* _Task brief_
Beginning with the opening line of the entries, return every line through the one containing "(a3) at (205,-187)", both included, and nothing else. Omit pictures.

* _Extracted information_
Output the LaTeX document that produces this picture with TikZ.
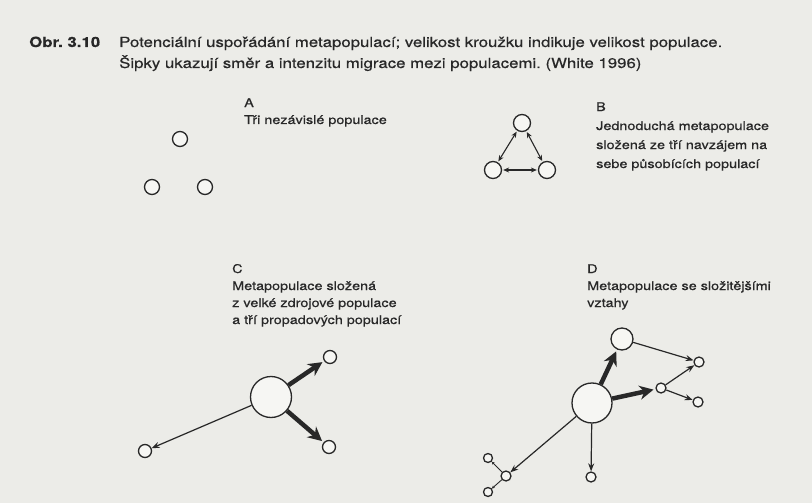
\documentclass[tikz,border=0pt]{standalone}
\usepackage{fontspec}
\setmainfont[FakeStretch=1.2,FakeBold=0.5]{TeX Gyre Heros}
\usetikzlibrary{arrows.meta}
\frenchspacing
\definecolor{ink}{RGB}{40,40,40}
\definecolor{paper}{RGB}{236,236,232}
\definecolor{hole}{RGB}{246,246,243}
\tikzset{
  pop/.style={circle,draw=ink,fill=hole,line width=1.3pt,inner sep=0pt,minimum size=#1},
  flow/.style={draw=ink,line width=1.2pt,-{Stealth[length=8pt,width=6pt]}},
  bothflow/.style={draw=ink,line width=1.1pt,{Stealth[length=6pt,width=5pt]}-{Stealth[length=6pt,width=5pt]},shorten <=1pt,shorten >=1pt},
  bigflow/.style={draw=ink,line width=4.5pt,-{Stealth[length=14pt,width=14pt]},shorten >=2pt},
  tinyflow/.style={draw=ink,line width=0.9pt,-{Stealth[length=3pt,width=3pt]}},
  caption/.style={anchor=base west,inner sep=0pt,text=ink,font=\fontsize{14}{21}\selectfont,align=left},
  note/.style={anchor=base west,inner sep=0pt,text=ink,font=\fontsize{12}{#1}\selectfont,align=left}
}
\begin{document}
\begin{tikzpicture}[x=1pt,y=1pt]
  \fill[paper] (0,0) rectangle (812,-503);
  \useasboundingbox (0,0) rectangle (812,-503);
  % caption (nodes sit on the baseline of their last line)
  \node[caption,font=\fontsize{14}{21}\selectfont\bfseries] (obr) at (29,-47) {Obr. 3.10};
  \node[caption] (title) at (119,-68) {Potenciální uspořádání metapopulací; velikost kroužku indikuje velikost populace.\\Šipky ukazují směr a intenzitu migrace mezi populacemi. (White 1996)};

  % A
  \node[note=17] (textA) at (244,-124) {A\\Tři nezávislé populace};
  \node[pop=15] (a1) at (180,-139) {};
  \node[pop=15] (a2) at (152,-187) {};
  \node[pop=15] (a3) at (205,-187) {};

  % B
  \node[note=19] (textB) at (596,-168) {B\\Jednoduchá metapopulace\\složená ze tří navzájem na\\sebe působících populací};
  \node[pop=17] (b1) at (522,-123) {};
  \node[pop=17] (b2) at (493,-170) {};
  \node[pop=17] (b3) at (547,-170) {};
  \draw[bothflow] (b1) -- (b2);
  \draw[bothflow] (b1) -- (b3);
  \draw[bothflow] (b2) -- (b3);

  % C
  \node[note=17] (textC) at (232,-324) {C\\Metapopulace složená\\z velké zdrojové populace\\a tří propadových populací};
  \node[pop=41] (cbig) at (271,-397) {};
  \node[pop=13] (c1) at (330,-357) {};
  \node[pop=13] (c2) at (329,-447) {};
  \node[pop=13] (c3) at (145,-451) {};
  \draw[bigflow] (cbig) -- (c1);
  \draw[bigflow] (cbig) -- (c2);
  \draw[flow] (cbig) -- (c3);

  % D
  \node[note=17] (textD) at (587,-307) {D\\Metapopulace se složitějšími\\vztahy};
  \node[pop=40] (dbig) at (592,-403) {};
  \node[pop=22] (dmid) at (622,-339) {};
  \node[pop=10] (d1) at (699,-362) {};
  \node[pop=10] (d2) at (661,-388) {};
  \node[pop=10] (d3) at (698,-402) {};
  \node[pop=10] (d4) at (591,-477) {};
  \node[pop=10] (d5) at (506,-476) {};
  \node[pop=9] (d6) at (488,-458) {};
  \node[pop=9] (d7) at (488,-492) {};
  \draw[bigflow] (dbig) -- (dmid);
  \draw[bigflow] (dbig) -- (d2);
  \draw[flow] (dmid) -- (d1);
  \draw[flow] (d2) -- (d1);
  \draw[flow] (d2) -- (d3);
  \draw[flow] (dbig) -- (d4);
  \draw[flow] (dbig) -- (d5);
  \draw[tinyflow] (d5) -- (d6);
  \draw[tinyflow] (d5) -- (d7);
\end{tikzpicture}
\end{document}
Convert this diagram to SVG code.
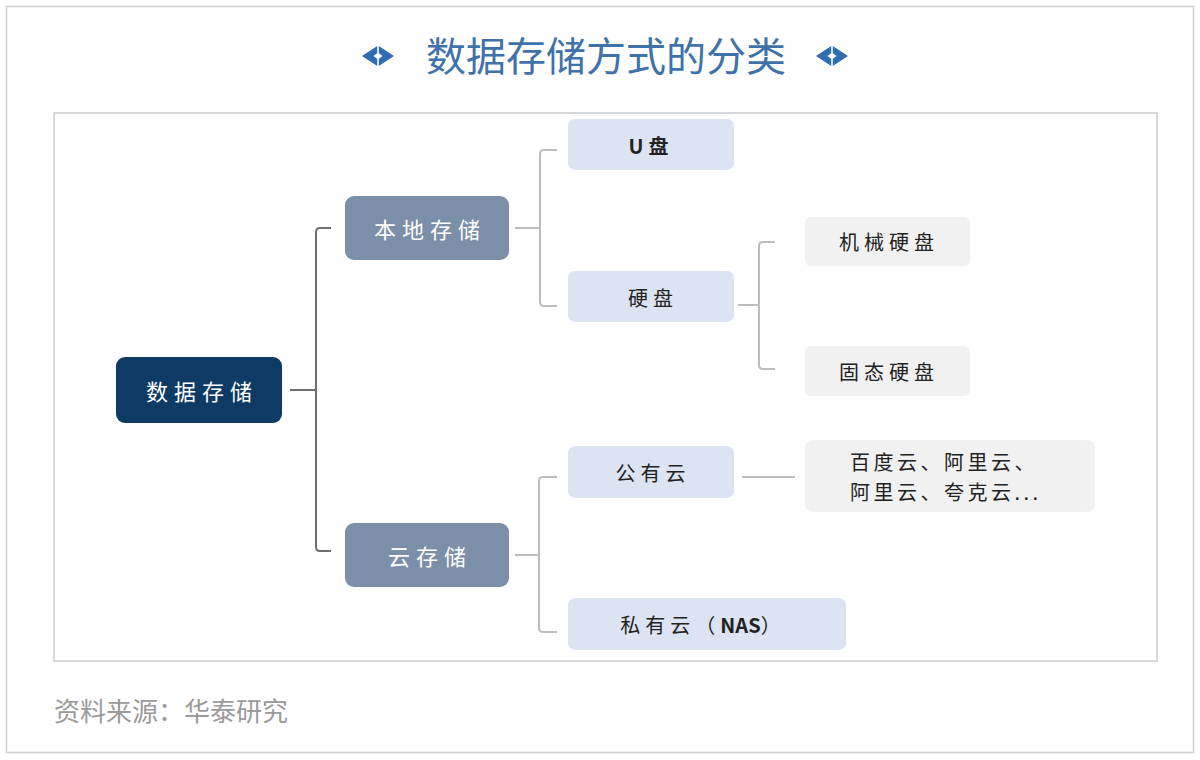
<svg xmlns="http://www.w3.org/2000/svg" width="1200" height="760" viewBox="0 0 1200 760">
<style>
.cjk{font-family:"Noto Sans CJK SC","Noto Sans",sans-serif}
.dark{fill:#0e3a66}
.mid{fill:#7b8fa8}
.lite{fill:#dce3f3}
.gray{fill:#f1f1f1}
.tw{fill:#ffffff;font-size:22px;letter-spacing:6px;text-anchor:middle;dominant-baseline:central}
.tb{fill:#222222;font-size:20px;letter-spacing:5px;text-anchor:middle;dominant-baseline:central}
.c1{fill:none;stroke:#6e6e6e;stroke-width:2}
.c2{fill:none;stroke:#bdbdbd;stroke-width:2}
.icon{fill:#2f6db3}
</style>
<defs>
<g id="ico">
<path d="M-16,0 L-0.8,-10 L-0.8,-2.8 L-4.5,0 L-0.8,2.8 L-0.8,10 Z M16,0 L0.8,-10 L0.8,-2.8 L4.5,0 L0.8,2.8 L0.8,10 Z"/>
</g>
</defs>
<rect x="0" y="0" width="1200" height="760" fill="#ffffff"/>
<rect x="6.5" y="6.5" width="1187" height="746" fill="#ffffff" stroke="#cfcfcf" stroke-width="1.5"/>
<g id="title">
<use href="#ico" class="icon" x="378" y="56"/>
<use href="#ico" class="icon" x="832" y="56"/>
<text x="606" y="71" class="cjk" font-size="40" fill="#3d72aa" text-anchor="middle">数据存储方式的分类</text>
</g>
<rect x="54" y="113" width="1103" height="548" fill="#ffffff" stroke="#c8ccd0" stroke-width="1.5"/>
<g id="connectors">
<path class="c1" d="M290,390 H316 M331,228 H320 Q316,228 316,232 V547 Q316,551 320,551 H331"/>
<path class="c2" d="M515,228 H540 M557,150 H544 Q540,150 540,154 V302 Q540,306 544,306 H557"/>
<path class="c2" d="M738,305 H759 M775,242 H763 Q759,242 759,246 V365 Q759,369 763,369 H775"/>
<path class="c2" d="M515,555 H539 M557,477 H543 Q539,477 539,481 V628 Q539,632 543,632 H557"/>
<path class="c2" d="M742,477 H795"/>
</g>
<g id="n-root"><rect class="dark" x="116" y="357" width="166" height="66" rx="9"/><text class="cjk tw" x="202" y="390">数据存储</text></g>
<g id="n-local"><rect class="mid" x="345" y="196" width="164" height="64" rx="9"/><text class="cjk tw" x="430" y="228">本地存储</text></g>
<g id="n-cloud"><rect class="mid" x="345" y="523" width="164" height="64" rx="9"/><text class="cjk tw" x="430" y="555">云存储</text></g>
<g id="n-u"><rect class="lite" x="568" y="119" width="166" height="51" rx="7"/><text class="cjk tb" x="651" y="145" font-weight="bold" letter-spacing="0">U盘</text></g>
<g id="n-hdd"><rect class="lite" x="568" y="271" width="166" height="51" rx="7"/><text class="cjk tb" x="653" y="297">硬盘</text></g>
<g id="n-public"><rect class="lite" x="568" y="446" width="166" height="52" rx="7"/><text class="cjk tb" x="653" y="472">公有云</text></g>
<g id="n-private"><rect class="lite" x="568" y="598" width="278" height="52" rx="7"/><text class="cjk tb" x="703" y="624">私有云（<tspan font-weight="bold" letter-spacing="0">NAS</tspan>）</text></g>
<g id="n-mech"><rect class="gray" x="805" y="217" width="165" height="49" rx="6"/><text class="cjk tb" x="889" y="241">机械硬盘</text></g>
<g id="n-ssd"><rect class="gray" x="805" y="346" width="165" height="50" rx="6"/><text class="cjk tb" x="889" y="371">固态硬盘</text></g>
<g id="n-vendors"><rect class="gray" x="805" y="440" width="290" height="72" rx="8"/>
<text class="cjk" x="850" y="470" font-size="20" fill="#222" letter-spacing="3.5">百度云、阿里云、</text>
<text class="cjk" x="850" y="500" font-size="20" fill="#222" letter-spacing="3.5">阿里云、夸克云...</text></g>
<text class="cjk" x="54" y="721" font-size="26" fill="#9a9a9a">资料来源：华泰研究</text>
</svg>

* _Reply_
Output the LaTeX document that produces this picture with TikZ.
\documentclass[tikz,border=0pt]{standalone}
\usepackage{fontspec}
\setmainfont[FakeStretch=1.2,FakeBold=0.5]{TeX Gyre Heros}
\usetikzlibrary{arrows.meta}
\frenchspacing
\definecolor{ink}{RGB}{40,40,40}
\definecolor{paper}{RGB}{236,236,232}
\definecolor{hole}{RGB}{246,246,243}
\tikzset{
  pop/.style={circle,draw=ink,fill=hole,line width=1.3pt,inner sep=0pt,minimum size=#1},
  flow/.style={draw=ink,line width=1.2pt,-{Stealth[length=8pt,width=6pt]}},
  bothflow/.style={draw=ink,line width=1.1pt,{Stealth[length=6pt,width=5pt]}-{Stealth[length=6pt,width=5pt]},shorten <=1pt,shorten >=1pt},
  bigflow/.style={draw=ink,line width=4.5pt,-{Stealth[length=14pt,width=14pt]},shorten >=2pt},
  tinyflow/.style={draw=ink,line width=0.9pt,-{Stealth[length=3pt,width=3pt]}},
  caption/.style={anchor=base west,inner sep=0pt,text=ink,font=\fontsize{14}{21}\selectfont,align=left},
  note/.style={anchor=base west,inner sep=0pt,text=ink,font=\fontsize{12}{#1}\selectfont,align=left}
}
\begin{document}
\begin{tikzpicture}[x=1pt,y=1pt]
  \fill[paper] (0,0) rectangle (812,-503);
  \useasboundingbox (0,0) rectangle (812,-503);
  % caption (nodes sit on the baseline of their last line)
  \node[caption,font=\fontsize{14}{21}\selectfont\bfseries] (obr) at (29,-47) {Obr. 3.10};
  \node[caption] (title) at (119,-68) {Potenciální uspořádání metapopulací; velikost kroužku indikuje velikost populace.\\Šipky ukazují směr a intenzitu migrace mezi populacemi. (White 1996)};

  % A
  \node[note=17] (textA) at (244,-124) {A\\Tři nezávislé populace};
  \node[pop=15] (a1) at (180,-139) {};
  \node[pop=15] (a2) at (152,-187) {};
  \node[pop=15] (a3) at (205,-187) {};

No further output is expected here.